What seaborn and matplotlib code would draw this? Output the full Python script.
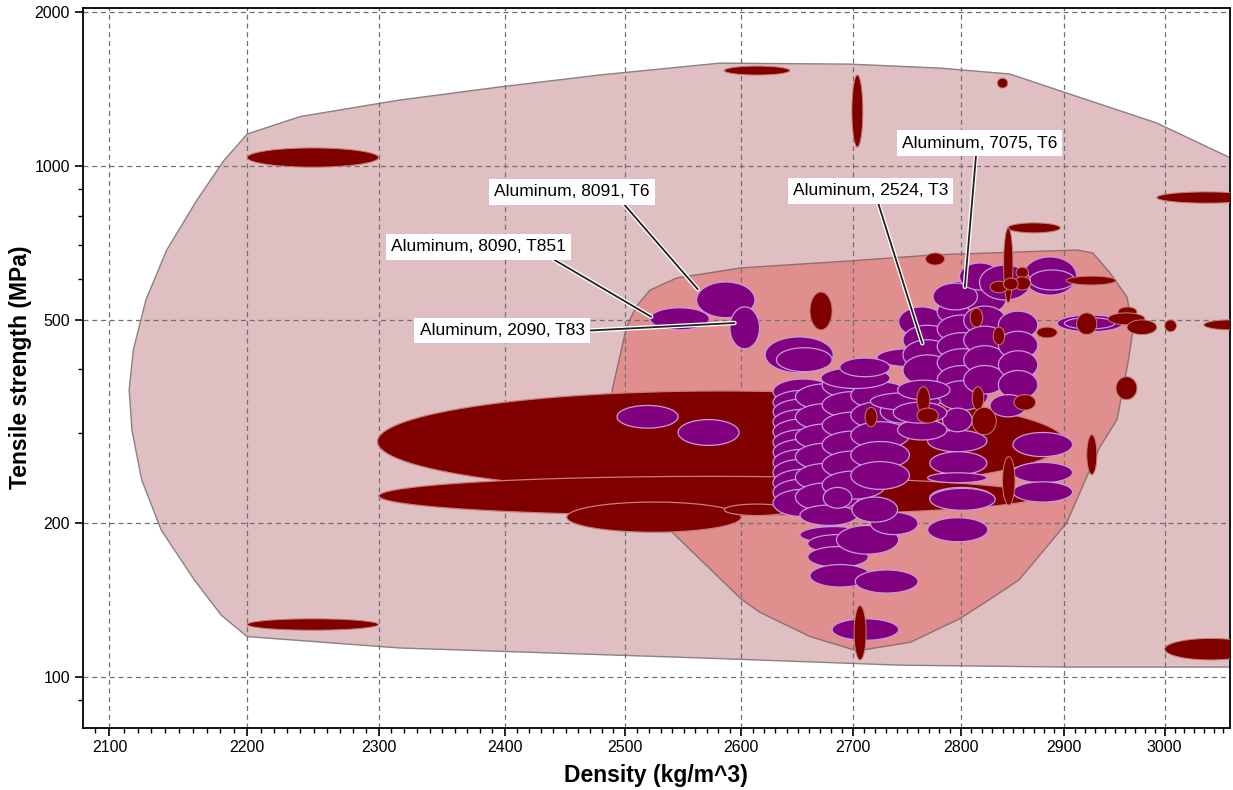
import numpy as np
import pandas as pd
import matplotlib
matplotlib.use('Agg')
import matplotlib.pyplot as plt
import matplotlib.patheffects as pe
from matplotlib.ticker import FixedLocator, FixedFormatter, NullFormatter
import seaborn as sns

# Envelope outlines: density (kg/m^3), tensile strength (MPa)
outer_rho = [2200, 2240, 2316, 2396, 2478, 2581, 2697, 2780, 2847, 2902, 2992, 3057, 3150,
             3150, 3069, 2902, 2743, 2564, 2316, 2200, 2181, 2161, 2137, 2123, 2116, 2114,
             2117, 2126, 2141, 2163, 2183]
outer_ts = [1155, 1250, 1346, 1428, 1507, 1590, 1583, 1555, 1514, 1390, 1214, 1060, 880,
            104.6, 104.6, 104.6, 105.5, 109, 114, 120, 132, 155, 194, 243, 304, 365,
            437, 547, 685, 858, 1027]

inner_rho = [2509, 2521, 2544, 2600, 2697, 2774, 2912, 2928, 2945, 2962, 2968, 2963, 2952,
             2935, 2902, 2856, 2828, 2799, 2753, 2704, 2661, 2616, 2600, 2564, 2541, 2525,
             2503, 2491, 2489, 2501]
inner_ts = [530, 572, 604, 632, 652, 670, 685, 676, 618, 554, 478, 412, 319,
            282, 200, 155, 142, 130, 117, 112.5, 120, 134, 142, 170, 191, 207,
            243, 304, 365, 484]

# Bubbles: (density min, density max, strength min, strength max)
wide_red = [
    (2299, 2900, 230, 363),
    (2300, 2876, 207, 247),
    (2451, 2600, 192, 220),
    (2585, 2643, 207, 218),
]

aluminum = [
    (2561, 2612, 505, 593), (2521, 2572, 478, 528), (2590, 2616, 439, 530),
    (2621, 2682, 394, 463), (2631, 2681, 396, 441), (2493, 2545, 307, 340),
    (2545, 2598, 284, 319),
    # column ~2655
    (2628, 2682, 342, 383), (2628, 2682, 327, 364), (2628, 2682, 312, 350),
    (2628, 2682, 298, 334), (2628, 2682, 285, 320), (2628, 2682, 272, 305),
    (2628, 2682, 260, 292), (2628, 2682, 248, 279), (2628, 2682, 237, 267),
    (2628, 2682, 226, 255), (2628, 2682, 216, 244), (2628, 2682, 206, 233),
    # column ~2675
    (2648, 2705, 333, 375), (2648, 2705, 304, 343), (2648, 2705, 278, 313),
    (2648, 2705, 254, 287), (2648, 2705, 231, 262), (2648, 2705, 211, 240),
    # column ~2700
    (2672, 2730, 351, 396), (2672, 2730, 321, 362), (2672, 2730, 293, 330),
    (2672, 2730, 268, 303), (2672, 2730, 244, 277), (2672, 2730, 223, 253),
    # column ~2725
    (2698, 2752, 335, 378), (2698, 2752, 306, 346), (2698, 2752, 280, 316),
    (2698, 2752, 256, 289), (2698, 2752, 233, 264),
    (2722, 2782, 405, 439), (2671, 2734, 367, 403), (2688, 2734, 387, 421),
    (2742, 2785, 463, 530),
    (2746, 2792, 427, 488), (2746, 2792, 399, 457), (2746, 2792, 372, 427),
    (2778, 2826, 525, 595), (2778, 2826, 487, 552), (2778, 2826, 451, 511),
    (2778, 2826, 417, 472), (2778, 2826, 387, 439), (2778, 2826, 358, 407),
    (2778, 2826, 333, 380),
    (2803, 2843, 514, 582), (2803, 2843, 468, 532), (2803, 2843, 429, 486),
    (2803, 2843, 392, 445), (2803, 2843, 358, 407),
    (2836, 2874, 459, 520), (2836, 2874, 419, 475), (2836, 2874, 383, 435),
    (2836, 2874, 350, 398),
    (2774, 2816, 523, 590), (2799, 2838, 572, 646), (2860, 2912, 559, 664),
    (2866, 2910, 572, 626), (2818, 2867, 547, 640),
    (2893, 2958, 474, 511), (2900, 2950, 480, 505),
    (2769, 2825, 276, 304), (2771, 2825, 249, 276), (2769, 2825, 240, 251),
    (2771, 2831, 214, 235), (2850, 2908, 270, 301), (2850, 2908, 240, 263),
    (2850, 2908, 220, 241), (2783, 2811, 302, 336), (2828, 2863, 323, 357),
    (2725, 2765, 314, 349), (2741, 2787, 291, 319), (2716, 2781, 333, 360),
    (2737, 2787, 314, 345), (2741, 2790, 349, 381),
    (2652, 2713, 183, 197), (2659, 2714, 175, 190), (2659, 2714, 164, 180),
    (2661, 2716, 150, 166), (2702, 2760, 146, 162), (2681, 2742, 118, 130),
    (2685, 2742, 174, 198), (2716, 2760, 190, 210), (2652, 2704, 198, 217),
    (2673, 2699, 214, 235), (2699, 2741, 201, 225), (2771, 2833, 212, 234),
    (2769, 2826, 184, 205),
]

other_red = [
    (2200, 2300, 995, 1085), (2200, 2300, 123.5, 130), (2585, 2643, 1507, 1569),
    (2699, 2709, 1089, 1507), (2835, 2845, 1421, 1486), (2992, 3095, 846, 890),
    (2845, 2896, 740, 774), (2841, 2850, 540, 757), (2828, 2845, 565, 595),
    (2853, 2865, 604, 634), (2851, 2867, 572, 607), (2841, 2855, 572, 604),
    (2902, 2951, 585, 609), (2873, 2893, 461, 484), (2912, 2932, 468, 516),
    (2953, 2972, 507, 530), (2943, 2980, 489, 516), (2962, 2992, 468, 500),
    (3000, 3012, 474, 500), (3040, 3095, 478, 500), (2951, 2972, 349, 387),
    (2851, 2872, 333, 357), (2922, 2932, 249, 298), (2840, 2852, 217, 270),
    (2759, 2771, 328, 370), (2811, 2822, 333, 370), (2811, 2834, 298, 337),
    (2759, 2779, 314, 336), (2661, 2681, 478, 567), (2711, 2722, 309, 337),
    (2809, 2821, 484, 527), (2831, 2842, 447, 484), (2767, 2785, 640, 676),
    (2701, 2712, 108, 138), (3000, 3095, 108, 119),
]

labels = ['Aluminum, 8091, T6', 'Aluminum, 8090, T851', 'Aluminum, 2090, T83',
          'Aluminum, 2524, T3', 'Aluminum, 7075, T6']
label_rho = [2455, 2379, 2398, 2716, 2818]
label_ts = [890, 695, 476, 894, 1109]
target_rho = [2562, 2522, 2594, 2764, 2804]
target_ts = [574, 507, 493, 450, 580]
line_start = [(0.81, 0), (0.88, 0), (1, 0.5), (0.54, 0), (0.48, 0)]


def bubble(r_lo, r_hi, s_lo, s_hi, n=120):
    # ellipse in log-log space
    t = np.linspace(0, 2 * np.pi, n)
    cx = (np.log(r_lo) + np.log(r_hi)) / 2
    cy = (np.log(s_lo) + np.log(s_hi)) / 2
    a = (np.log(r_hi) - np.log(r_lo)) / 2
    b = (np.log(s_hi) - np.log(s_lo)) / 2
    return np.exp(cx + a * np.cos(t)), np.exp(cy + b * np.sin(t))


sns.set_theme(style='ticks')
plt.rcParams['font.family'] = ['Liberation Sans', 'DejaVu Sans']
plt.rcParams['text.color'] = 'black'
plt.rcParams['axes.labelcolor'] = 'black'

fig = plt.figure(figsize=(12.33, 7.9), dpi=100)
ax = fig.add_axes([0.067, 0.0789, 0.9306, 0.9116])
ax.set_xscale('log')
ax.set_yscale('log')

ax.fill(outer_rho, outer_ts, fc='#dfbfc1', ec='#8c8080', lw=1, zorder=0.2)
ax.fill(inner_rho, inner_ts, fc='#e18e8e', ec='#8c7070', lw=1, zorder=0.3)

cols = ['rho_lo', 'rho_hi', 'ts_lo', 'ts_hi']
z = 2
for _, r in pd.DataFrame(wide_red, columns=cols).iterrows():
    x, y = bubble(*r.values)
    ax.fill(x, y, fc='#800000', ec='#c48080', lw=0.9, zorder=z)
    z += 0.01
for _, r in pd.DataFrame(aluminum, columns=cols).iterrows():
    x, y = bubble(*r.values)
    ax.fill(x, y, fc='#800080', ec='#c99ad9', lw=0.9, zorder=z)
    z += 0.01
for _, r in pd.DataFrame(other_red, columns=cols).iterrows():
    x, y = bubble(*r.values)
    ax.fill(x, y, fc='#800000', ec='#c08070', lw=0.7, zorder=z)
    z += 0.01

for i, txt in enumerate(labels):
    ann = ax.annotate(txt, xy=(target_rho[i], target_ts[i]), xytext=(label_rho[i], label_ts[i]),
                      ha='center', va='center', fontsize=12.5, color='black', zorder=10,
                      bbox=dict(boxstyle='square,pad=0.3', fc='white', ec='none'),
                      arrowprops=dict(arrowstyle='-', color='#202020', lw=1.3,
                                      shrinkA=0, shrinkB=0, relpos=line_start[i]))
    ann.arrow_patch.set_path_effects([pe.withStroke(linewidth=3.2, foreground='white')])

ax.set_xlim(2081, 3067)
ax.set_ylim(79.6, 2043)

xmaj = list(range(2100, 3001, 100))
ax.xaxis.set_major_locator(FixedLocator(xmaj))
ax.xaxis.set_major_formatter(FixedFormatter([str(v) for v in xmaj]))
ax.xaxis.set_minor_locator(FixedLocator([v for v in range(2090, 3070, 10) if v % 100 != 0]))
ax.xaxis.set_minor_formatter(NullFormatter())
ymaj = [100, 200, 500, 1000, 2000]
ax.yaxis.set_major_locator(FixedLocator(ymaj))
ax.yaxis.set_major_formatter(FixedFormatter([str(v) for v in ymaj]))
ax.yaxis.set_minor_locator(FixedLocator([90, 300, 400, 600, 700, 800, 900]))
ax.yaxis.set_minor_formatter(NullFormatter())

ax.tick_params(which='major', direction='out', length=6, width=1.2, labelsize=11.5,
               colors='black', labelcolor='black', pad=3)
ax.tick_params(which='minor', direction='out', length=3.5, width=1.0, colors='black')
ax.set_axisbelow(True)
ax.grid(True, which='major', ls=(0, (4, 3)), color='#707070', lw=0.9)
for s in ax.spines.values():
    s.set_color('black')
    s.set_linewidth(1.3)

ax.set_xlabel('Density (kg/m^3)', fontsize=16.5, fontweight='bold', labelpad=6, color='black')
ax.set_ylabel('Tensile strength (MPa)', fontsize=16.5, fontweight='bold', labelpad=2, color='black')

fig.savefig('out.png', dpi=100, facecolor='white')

• _Problem description_: Leave out the pictures, then repeat the listing above exactly from its first line to the line with "243, 304, 365, 484]", inclusive.

• _Result_:
What seaborn and matplotlib code would draw this? Output the full Python script.
import numpy as np
import pandas as pd
import matplotlib
matplotlib.use('Agg')
import matplotlib.pyplot as plt
import matplotlib.patheffects as pe
from matplotlib.ticker import FixedLocator, FixedFormatter, NullFormatter
import seaborn as sns

# Envelope outlines: density (kg/m^3), tensile strength (MPa)
outer_rho = [2200, 2240, 2316, 2396, 2478, 2581, 2697, 2780, 2847, 2902, 2992, 3057, 3150,
             3150, 3069, 2902, 2743, 2564, 2316, 2200, 2181, 2161, 2137, 2123, 2116, 2114,
             2117, 2126, 2141, 2163, 2183]
outer_ts = [1155, 1250, 1346, 1428, 1507, 1590, 1583, 1555, 1514, 1390, 1214, 1060, 880,
            104.6, 104.6, 104.6, 105.5, 109, 114, 120, 132, 155, 194, 243, 304, 365,
            437, 547, 685, 858, 1027]

inner_rho = [2509, 2521, 2544, 2600, 2697, 2774, 2912, 2928, 2945, 2962, 2968, 2963, 2952,
             2935, 2902, 2856, 2828, 2799, 2753, 2704, 2661, 2616, 2600, 2564, 2541, 2525,
             2503, 2491, 2489, 2501]
inner_ts = [530, 572, 604, 632, 652, 670, 685, 676, 618, 554, 478, 412, 319,
            282, 200, 155, 142, 130, 117, 112.5, 120, 134, 142, 170, 191, 207,
            243, 304, 365, 484]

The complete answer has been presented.